Combining these two observations, we conclude that the total number of inner iterations is bounded by (4). \(\square \)

In view of Theorem 4, by using the smoothing SGS algorithm, we can significantly reduce the number of outer iterations, and hence the number of times to access the linear operator A and \(A^T\), from \(\mathcal{O}(1/\epsilon ^2)\) to \(\mathcal{O}(1/\epsilon )\) in order to find an \(\epsilon \)-solution of (1.1), while still maintaining the optimal bound on the total number of stochastic subgradient evaluations for \(h'\). It should be noted that, by using the result in Theorem 2(b), we can show that the aforementioned savings on the access to the linear operator A and \(A^T\) also hold with overwhelming probability under the light-tail assumption in (4.1) associated with the \(\mathrm{SO}\).

6 Concluding remarks

In this paper, we present a new class of first-order method which can significantly reduce the number of gradient evaluations for \(\nabla f\) required to solve the composite problems in (1.1). More specifically, we show that by using these algorithms, the total number of gradient evaluations can be significantly reduced from \(\mathcal{O}(1/\epsilon ^2)\) to \(\mathcal{O}(1/\sqrt{\epsilon })\). As a result, these algorithms have the potential to significantly accelerate first-order methods for solving the composite problem in (1.1), especially when the bottleneck exists in the computation (or communication in the case of distributed computing) of the gradient of the smooth component, as happened in many applications.
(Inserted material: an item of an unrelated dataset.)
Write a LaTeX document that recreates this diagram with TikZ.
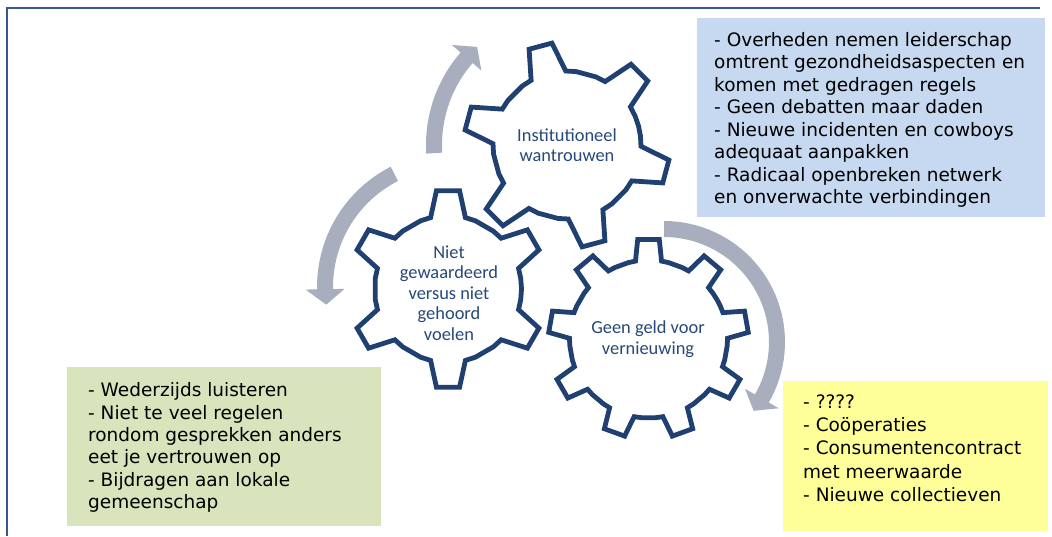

We also establish similar complexity bounds for solving an important class of stochastic composite optimization problems by developing the stochastic gradient sliding methods. By properly restarting the gradient sliding algorithms, we demonstrate that dramatic saving on gradient evaluations (from \(\mathcal{O}(1/\epsilon )\) to \(\mathcal{O}(\log (1/\epsilon )\)) can be achieved for solving strongly convex problems. Generalization to the case when f is nonsmooth but possessing a bilinear saddle point structure has also been discussed.
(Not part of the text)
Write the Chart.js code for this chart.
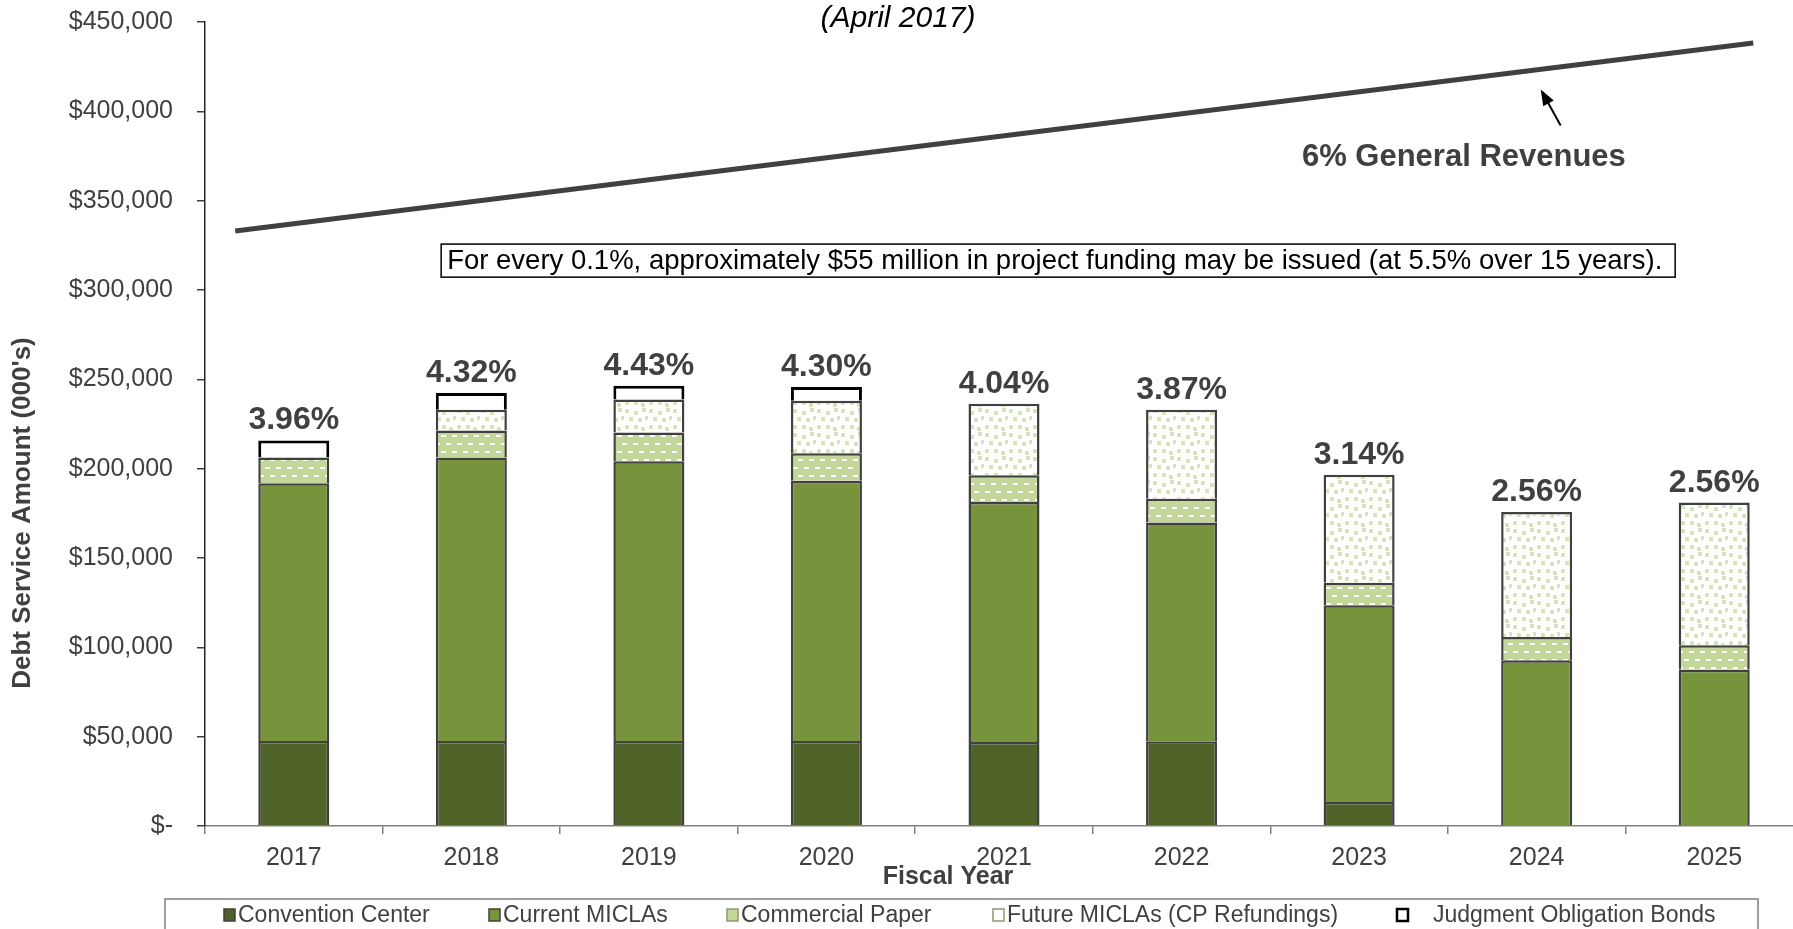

It should be pointed out that this paper focuses only on theoretical studies for the convergence properties associated with the gradient sliding algorithms. The practical performance for these algorithms, however, will certainly depend on our estimation for a few problem parameters, e.g., the Lipschitz constants L and M. In addition, the sliding periods \(\{T_k\}\) in both GS and SGS have been specified in a conservative way to obtain the optimal complexity bounds for gradient and subgradient evaluations. We expect that the practical performance of these algorithms will be further improved with proper incorporation of certain adaptive search procedures on L, M, and \(\{T_k\}\), which will be very interesting research topics in the future.
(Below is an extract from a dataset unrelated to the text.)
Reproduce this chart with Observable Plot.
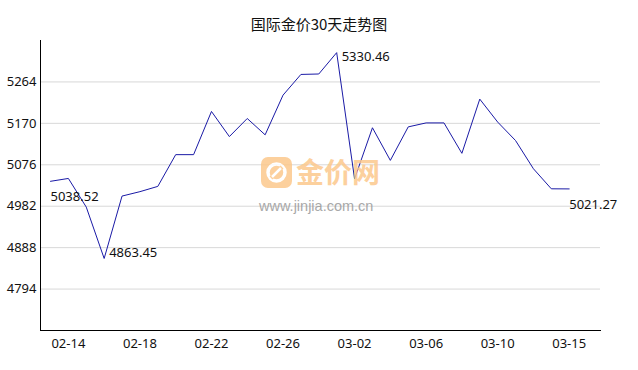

Moreover, we proposed SGS for composite problems where \(h'\) is given by a stochastic oracle. In some applications, instead of having a stochastic h, the smooth part f may be stochastic. In this case, the number of stochastic gradients of f that we need to compute will be bounded by \(\mathcal{O} (1/ \epsilon ^2)\), which is not improvable in general. Therefore, SGS cannot help in this general case. However, it will be interesting to understand whether the SGS algorithm helps in some special cases, e.g., when the variance of the stochastic gradients decreases as the algorithm proceeds.